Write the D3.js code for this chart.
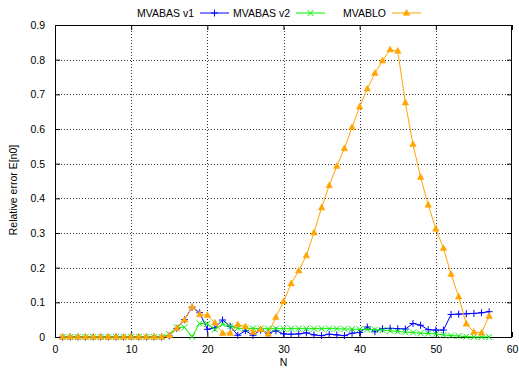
<!DOCTYPE html>
<html>
<head>
<meta charset="utf-8">
<script src="https://cdn.jsdelivr.net/npm/d3@7"></script>
<style>
  html, body { margin: 0; padding: 0; background: #fff; }
  svg { display: block; font-family: "Liberation Sans", Arial, sans-serif; }
</style>
</head>
<body>
<svg id="chart" width="519" height="375"></svg>
<script>
// Problem size N
const N = [1,2,3,4,5,6,7,8,9,10,11,12,13,14,15,16,17,18,19,20,
  21,22,23,24,25,26,27,28,29,30,31,32,33,34,35,36,37,38,39,40,
  41,42,43,44,45,46,47,48,49,50,51,52,53,54,55,56,57];

// Relative error E[n0] per method
const mvabasV1 = [0,0,0,0,0,0,0,0,0,0,0,0,0,0,
  0.003,0.025,0.05,0.086,0.07,0.022,0.027,0.049,0.031,0.005,
  0.018,0.005,0.02,0.011,0.018,0.009,0.008,0.009,0.012,0.006,
  0.004,0.008,0.006,0.004,0.011,0.013,0.029,0.015,0.024,0.025,
  0.024,0.023,0.039,0.034,0.021,0.02,0.02,0.065,0.066,0.067,
  0.068,0.07,0.073];

const mvabasV2 = [0,0,0,0,0,0,0,0,0,0,0,0,0,0,
  0.008,0.028,0.028,0.001,0.039,0.038,0.022,0.037,0.031,0.025,
  0.025,0.025,0.024,0.024,0.024,0.024,0.024,0.024,0.024,0.024,
  0.024,0.024,0.024,0.023,0.023,0.022,0.022,0.021,0.02,0.018,
  0.016,0.014,0.013,0.011,0.01,0.009,0.006,0.004,0.003,0.001,
  0,0,0];

const mvablo = [0,0,0,0,0,0,0,0,0,0,0,0,0,0,
  0.004,0.025,0.049,0.087,0.065,0.063,0.041,0.011,0.011,0.036,
  0.03,0.014,0.022,0.009,0.057,0.102,0.154,0.191,0.235,0.301,
  0.373,0.437,0.493,0.544,0.605,0.664,0.716,0.761,0.797,0.829,
  0.825,0.676,0.556,0.461,0.381,0.312,0.256,0.181,0.116,0.038,
  0.014,0.012,0.06];

const xTicks = [0,10,20,30,40,50,60];
const yTicks = [0,0.1,0.2,0.3,0.4,0.5,0.6,0.7,0.8,0.9];

const seriesNames = ["MVABAS v1", "MVABAS v2", "MVABLO"];
const seriesColors = ["#0000ff", "#00ee00", "#ffa500"];
const seriesMarkers = ["plus", "cross", "triangle"];
const seriesValues = [mvabasV1, mvabasV2, mvablo];

const svg = d3.select("#chart");
const plotL = 55, plotR = 512, plotT = 25, plotB = 337;

const x = d3.scaleLinear().domain([0, 60]).range([plotL, plotR]);
const y = d3.scaleLinear().domain([0, 0.9]).range([plotB, plotT]);

// Dotted grid at inner major ticks
const grid = svg.append("g")
  .attr("stroke", "#333").attr("stroke-width", 1)
  .attr("stroke-dasharray", "1,2").attr("shape-rendering", "crispEdges");
grid.selectAll("line.gx").data(xTicks.slice(1, -1)).join("line")
  .attr("class", "gx")
  .attr("x1", d => Math.round(x(d)) + 0.5).attr("x2", d => Math.round(x(d)) + 0.5)
  .attr("y1", plotT).attr("y2", plotB);
grid.selectAll("line.gy").data(yTicks.slice(1, -1)).join("line")
  .attr("class", "gy")
  .attr("x1", plotL).attr("x2", plotR)
  .attr("y1", d => Math.round(y(d)) + 0.5).attr("y2", d => Math.round(y(d)) + 0.5);

// Axes with inward ticks on all four sides
const tickLen = 5;
const axB = svg.append("g").attr("transform", `translate(0,${plotB})`)
  .call(d3.axisBottom(x).tickValues(xTicks).tickSize(-tickLen).tickPadding(tickLen + 4).tickFormat(d3.format("d")));
const axT = svg.append("g").attr("transform", `translate(0,${plotT})`)
  .call(d3.axisTop(x).tickValues(xTicks).tickSize(-tickLen).tickFormat(""));
const axL = svg.append("g").attr("transform", `translate(${plotL},0)`)
  .call(d3.axisLeft(y).tickValues(yTicks).tickSize(-tickLen).tickPadding(tickLen + 5)
    .tickFormat(d => d === 0 ? "0" : d3.format(".1f")(d)));
const axR = svg.append("g").attr("transform", `translate(${plotR},0)`)
  .call(d3.axisRight(y).tickValues(yTicks).tickSize(-tickLen).tickFormat(""));
[axB, axT, axL, axR].forEach(a => {
  a.select(".domain").remove();
  a.selectAll(".tick line").attr("stroke", "#000");
  a.selectAll("text").attr("font-size", "10.5px").attr("fill", "#000")
    .attr("font-family", "'Liberation Sans', Arial, sans-serif");
});

// Frame
svg.append("rect")
  .attr("x", plotL + 0.5).attr("y", plotT + 0.5)
  .attr("width", plotR - plotL - 1).attr("height", plotB - plotT)
  .attr("fill", "none").attr("stroke", "#000").attr("stroke-width", 1);

// Axis titles
svg.append("text").attr("x", (plotL + plotR) / 2).attr("y", 366)
  .attr("text-anchor", "middle").attr("font-size", "10.5px").text("N");
svg.append("text")
  .attr("transform", `translate(17,${(plotT + plotB) / 2 + 9}) rotate(-90)`)
  .attr("text-anchor", "middle").attr("font-size", "10.5px").text("Relative error E[n0]");

function drawMarker(g, kind, cx, cy, color) {
  if (kind === "plus") {
    g.append("path").attr("d", `M${cx - 3.5},${cy}H${cx + 3.5}M${cx},${cy - 3.5}V${cy + 3.5}`)
      .attr("stroke", color).attr("stroke-width", 1).attr("fill", "none");
  } else if (kind === "cross") {
    g.append("path").attr("d", `M${cx - 3},${cy - 3}L${cx + 3},${cy + 3}M${cx - 3},${cy + 3}L${cx + 3},${cy - 3}`)
      .attr("stroke", color).attr("stroke-width", 1).attr("fill", "none");
  } else {
    g.append("path").attr("d", `M${cx},${cy - 3.6}L${cx + 3.3},${cy + 2.3}L${cx - 3.3},${cy + 2.3}Z`)
      .attr("fill", color).attr("stroke", color).attr("stroke-width", 0.5);
  }
}

// Data series: line + point markers
const line = d3.line().x(d => x(d[0])).y(d => y(d[1]));
seriesValues.forEach((vals, i) => {
  const pts = N.map((n, j) => [n, vals[j]]);
  const g = svg.append("g");
  g.append("path").datum(pts).attr("d", line)
    .attr("fill", "none").attr("stroke", seriesColors[i]).attr("stroke-width", 1);
  pts.forEach(p => drawMarker(g, seriesMarkers[i], x(p[0]), y(p[1]), seriesColors[i]));
});

// Legend: right-aligned label followed by a line sample
const legendY = 13;
const legendEnds = [194, 290, 386];
seriesNames.forEach((name, i) => {
  const g = svg.append("g");
  const tx = legendEnds[i];
  g.append("text").attr("x", tx).attr("y", legendY + 4)
    .attr("text-anchor", "end").attr("font-size", "10.5px").text(name);
  const x1 = tx + 6, x2 = tx + 35;
  g.append("line").attr("x1", x1).attr("x2", x2).attr("y1", legendY).attr("y2", legendY)
    .attr("stroke", seriesColors[i]).attr("stroke-width", 1);
  drawMarker(g, seriesMarkers[i], (x1 + x2) / 2, legendY, seriesColors[i]);
});
</script>
</body>
</html>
§ §
GIVEN EXERCISE ▸ Begin at the top of the material above and output each line exactly, stopping after the line that holds "41,42,43,44,45,46,47,48,49,50,51,52,53,54,55,56,57];". Leave out pictures.

RESPONSE FOR THIS EXERCISE ▸
Write the D3.js code for this chart.
<!DOCTYPE html>
<html>
<head>
<meta charset="utf-8">
<script src="https://cdn.jsdelivr.net/npm/d3@7"></script>
<style>
  html, body { margin: 0; padding: 0; background: #fff; }
  svg { display: block; font-family: "Liberation Sans", Arial, sans-serif; }
</style>
</head>
<body>
<svg id="chart" width="519" height="375"></svg>
<script>
// Problem size N
const N = [1,2,3,4,5,6,7,8,9,10,11,12,13,14,15,16,17,18,19,20,
  21,22,23,24,25,26,27,28,29,30,31,32,33,34,35,36,37,38,39,40,
  41,42,43,44,45,46,47,48,49,50,51,52,53,54,55,56,57];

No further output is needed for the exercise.